● Work to do: Reproduce nothing but the lines from the start of the material through the line that includes "const xTicks = xTickLabels.map(parse);", both ends included, and omit every picture.

########################################

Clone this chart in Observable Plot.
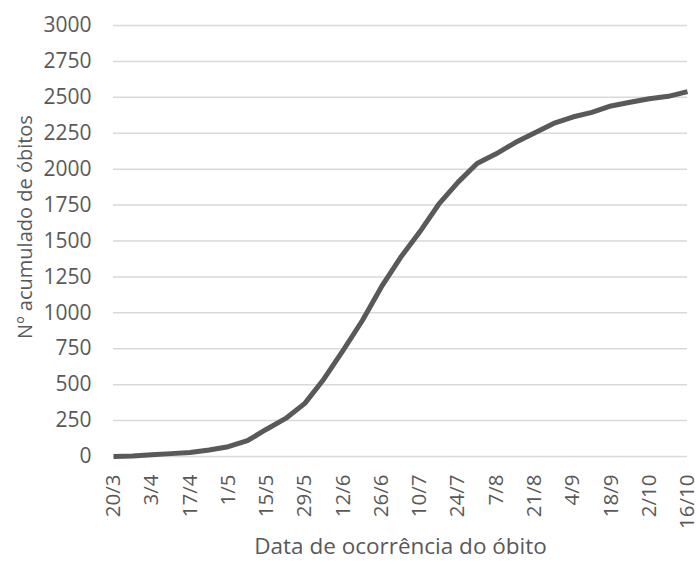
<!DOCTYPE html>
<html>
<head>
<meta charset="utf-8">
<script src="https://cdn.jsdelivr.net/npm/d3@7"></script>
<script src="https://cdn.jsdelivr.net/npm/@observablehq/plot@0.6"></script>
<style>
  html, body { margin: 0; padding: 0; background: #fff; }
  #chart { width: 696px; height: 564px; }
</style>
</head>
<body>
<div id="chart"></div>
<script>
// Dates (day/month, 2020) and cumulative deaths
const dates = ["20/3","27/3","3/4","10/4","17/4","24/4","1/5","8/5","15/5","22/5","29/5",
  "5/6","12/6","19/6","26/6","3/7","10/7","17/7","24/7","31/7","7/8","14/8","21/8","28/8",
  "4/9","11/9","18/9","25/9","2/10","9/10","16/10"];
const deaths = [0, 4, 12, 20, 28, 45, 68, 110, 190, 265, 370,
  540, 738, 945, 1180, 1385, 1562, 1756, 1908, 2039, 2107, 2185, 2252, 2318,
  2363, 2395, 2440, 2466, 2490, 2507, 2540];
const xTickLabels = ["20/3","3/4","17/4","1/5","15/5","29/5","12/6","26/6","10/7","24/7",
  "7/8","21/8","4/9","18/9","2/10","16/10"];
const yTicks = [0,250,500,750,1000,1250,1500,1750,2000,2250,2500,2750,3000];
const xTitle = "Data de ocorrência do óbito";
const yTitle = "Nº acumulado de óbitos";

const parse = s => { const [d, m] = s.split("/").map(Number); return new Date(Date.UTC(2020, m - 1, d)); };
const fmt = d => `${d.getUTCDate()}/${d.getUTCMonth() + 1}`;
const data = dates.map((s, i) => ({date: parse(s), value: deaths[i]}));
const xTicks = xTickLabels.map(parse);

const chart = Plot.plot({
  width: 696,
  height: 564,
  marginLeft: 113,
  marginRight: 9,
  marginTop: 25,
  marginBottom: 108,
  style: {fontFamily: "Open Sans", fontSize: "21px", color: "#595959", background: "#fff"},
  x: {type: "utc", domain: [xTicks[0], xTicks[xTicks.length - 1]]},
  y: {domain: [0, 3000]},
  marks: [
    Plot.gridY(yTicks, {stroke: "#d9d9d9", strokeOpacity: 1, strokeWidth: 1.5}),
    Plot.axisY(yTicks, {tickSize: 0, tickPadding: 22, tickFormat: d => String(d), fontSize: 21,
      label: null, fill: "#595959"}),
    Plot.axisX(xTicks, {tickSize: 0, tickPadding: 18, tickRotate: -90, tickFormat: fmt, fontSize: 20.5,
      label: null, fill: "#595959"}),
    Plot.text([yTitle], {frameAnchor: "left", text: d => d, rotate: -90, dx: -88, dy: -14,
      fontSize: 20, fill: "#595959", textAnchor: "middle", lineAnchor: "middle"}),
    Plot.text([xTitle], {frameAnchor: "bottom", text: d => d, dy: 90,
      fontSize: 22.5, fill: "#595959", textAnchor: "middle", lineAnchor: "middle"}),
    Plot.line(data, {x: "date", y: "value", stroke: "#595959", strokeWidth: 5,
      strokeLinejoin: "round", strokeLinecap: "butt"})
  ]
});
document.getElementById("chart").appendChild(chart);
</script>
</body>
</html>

########################################

● Answer below:
Clone this chart in Observable Plot.
<!DOCTYPE html>
<html>
<head>
<meta charset="utf-8">
<script src="https://cdn.jsdelivr.net/npm/d3@7"></script>
<script src="https://cdn.jsdelivr.net/npm/@observablehq/plot@0.6"></script>
<style>
  html, body { margin: 0; padding: 0; background: #fff; }
  #chart { width: 696px; height: 564px; }
</style>
</head>
<body>
<div id="chart"></div>
<script>
// Dates (day/month, 2020) and cumulative deaths
const dates = ["20/3","27/3","3/4","10/4","17/4","24/4","1/5","8/5","15/5","22/5","29/5",
  "5/6","12/6","19/6","26/6","3/7","10/7","17/7","24/7","31/7","7/8","14/8","21/8","28/8",
  "4/9","11/9","18/9","25/9","2/10","9/10","16/10"];
const deaths = [0, 4, 12, 20, 28, 45, 68, 110, 190, 265, 370,
  540, 738, 945, 1180, 1385, 1562, 1756, 1908, 2039, 2107, 2185, 2252, 2318,
  2363, 2395, 2440, 2466, 2490, 2507, 2540];
const xTickLabels = ["20/3","3/4","17/4","1/5","15/5","29/5","12/6","26/6","10/7","24/7",
  "7/8","21/8","4/9","18/9","2/10","16/10"];
const yTicks = [0,250,500,750,1000,1250,1500,1750,2000,2250,2500,2750,3000];
const xTitle = "Data de ocorrência do óbito";
const yTitle = "Nº acumulado de óbitos";

const parse = s => { const [d, m] = s.split("/").map(Number); return new Date(Date.UTC(2020, m - 1, d)); };
const fmt = d => `${d.getUTCDate()}/${d.getUTCMonth() + 1}`;
const data = dates.map((s, i) => ({date: parse(s), value: deaths[i]}));
const xTicks = xTickLabels.map(parse);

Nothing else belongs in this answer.